Según la Confederación de Cámaras Industriales (Concamin) no menos del 40 por ciento de la industria está siendo afectada negativamente por el peso fuerte. Un cálculo grueso nos indica que las importaciones son ahora 20 por ciento más baratas que hace un par de años. Contra esos precios no pueden competir muchas empresas, o lo hacen sacrificando rentabilidad en un proceso en el que serán gradualmente expulsadas del mercado. Ese problema lo sufren tanto las empresas que producen para el consumo interno como las que exportan. Estas últimas reciben menos pesos por el mismo número de dólares que venden.

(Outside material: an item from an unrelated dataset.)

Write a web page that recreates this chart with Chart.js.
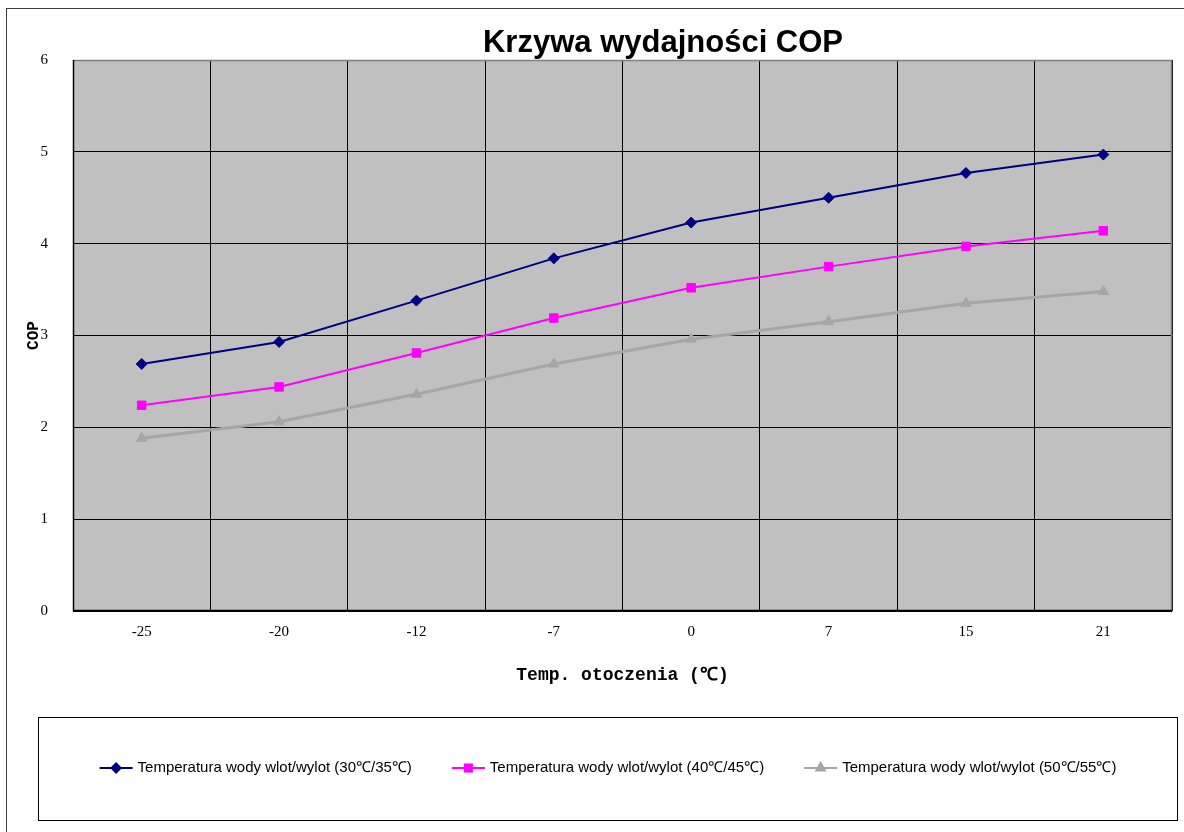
<!DOCTYPE html>
<html>
<head>
<meta charset="utf-8">
<script src="https://cdn.jsdelivr.net/npm/chart.js@4/dist/chart.umd.min.js"></script>
<style>
  body { margin: 0; background: #fff; }
  canvas { display: block; }
</style>
</head>
<body>
<canvas id="chart" width="1184" height="832"></canvas>
<script>
// data
const temps = ['-25', '-20', '-12', '-7', '0', '7', '15', '21'];
const cop3035 = [2.69, 2.93, 3.38, 3.84, 4.23, 4.50, 4.77, 4.97];
const cop4045 = [2.24, 2.44, 2.81, 3.19, 3.52, 3.75, 3.97, 4.14];
const cop5055 = [1.88, 2.06, 2.36, 2.69, 2.96, 3.15, 3.35, 3.48];
const yTicks = [0, 1, 2, 3, 4, 5, 6];

const seriesNames = [
    'Temperatura wody wlot/wylot (30℃/35℃)',
    'Temperatura wody wlot/wylot (40℃/45℃)',
    'Temperatura wody wlot/wylot (50℃/55℃)'
];

// plot background, frame, title and boxed legend
const decor = {
    id: 'decor',
    beforeDraw(chart) {
        const { ctx, chartArea: a } = chart;
        ctx.save();
        ctx.fillStyle = '#fff';
        ctx.fillRect(0, 0, chart.width, chart.height);
        ctx.strokeStyle = '#404040';
        ctx.lineWidth = 1;
        ctx.strokeRect(6.5, 8.5, 1200, 900);
        ctx.fillStyle = '#c0c0c0';
        ctx.fillRect(a.left, a.top, a.right - a.left, a.bottom - a.top);
        ctx.restore();
    },
    afterDatasetsDraw(chart) {
        const { ctx, chartArea: a } = chart;
        ctx.save();
        ctx.strokeStyle = '#808080';
        ctx.lineWidth = 1.5;
        ctx.beginPath();
        ctx.moveTo(a.left, a.top + 0.5);
        ctx.lineTo(a.right - 0.5, a.top + 0.5);
        ctx.lineTo(a.right - 0.5, a.bottom);
        ctx.stroke();
        ctx.strokeStyle = '#000';
        ctx.lineWidth = 1.5;
        ctx.beginPath();
        ctx.moveTo(a.left + 0.5, a.top);
        ctx.lineTo(a.left + 0.5, a.bottom - 0.5);
        ctx.lineTo(a.right, a.bottom - 0.5);
        ctx.stroke();

        // title
        ctx.fillStyle = '#000';
        ctx.font = 'bold 31px "Liberation Sans", Arial, sans-serif';
        ctx.textAlign = 'center';
        ctx.textBaseline = 'alphabetic';
        ctx.fillText('Krzywa wydajności COP', 663, 52);

        // legend box
        const box = { x: 38.5, y: 717.5, w: 1139, h: 103 };
        ctx.strokeStyle = '#000';
        ctx.lineWidth = 1;
        ctx.strokeRect(box.x, box.y, box.w, box.h);
        ctx.font = '15px "Liberation Sans", Arial, sans-serif';
        ctx.textAlign = 'left';
        ctx.textBaseline = 'middle';
        const sets = chart.data.datasets;
        const widths = sets.map(d => 38 + ctx.measureText(d.label).width);
        const total = widths.reduce((s, w) => s + w, 0) + 40 * (sets.length - 1);
        let x = box.x + box.w / 2 - total / 2;
        const y = 768;
        sets.forEach((d, i) => {
            ctx.strokeStyle = d.borderColor;
            ctx.lineWidth = 2;
            ctx.beginPath();
            ctx.moveTo(x, y);
            ctx.lineTo(x + 33, y);
            ctx.stroke();
            ctx.fillStyle = d.pointBackgroundColor;
            ctx.strokeStyle = d.pointBorderColor;
            Chart.helpers.drawPoint(ctx, {
                pointStyle: d.pointStyle, radius: d.pointRadius - 1, borderWidth: 1
            }, x + 16.5, y);
            ctx.fillStyle = '#000';
            ctx.fillText(d.label, x + 38, y);
            x += widths[i] + 40;
        });
        ctx.restore();
    }
};

function series(label, data, color, style, radius, width) {
    return {
        label, data,
        borderColor: color, borderWidth: width,
        pointStyle: style, pointRadius: radius, pointHoverRadius: radius,
        pointBackgroundColor: color, pointBorderColor: color, pointBorderWidth: 1,
        tension: 0, fill: false
    };
}

new Chart(document.getElementById('chart'), {
    type: 'line',
    data: {
        labels: temps,
        datasets: [
            series(seriesNames[0], cop3035, '#000080', 'rectRot', 5.5, 2),
            series(seriesNames[1], cop4045, '#ff00ff', 'rect', 6, 2),
            series(seriesNames[2], cop5055, '#a6a6a6', 'triangle', 6, 3)
        ]
    },
    options: {
        responsive: false,
        animation: false,
        layout: { padding: { left: 20, top: 60, right: 12, bottom: 141 } },
        plugins: { legend: { display: false }, title: { display: false }, tooltip: { enabled: false } },
        scales: {
            x: {
                offset: true,
                grid: { color: '#000', lineWidth: 1, offset: true, drawTicks: false },
                border: { display: false },
                ticks: { color: '#000', padding: 12, font: { family: '"Liberation Serif", serif', size: 15 } },
                title: {
                    display: true, text: 'Temp. otoczenia (℃)', color: '#000',
                    padding: { top: 0, bottom: 5 },
                    font: { family: '"Liberation Mono", monospace', size: 18, weight: 'bold' }
                },
                afterFit(s) { s.height = 80; }
            },
            y: {
                min: 0, max: 6,
                afterBuildTicks(s) { s.ticks = yTicks.map(v => ({ value: v })); },
                grid: { color: '#000', lineWidth: 1, drawTicks: false },
                border: { display: false },
                ticks: { color: '#000', padding: 25, font: { family: '"Liberation Serif", serif', size: 15 } },
                title: {
                    display: true, text: 'COP', color: '#000',
                    padding: { top: 4, bottom: 0 },
                    font: { family: '"Liberation Mono", monospace', size: 16, weight: 'bold' }
                },
                afterFit(s) { s.width = 53; }
            }
        }
    },
    plugins: [decor]
});
</script>
</body>
</html>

Las grietas en el aparato productivo son preocupantes. Se ven afectadas sobre todo industrias con fuerte participación de mano de obra, tales como textiles, vestido, calzado, y otras que son importantes para el abastecimiento del consumo básico de la mayoría de la población.
Apertura del mercado, atracción de capitales externos volátiles y productivos, deterioro de la rentabilidad, el ahorro y la capacidad de inversión interna, van en contra de una inserción competitiva en el mercado global. Lo cual se refleja en un mayor déficit en la cuenta corriente que deberá ser cubierto con mayores entradas de capital externo, y para atraerlo habrá que darle, o por lo menos mantener en condiciones atractivas: altas tasas de interés y un modelo de negocio-país neoliberal caracterizado por una muy baja captación impositiva (y la férrea negativa a una reforma fiscal que eleve los ingresos públicos) y un gobierno débil, incapaz de proporcionar a la población buenos servicios de salud, educación, infraestructura pública y seguridad. Así que… las intenciones son buenas, pero no bastan para decir que estamos en el camino correcto.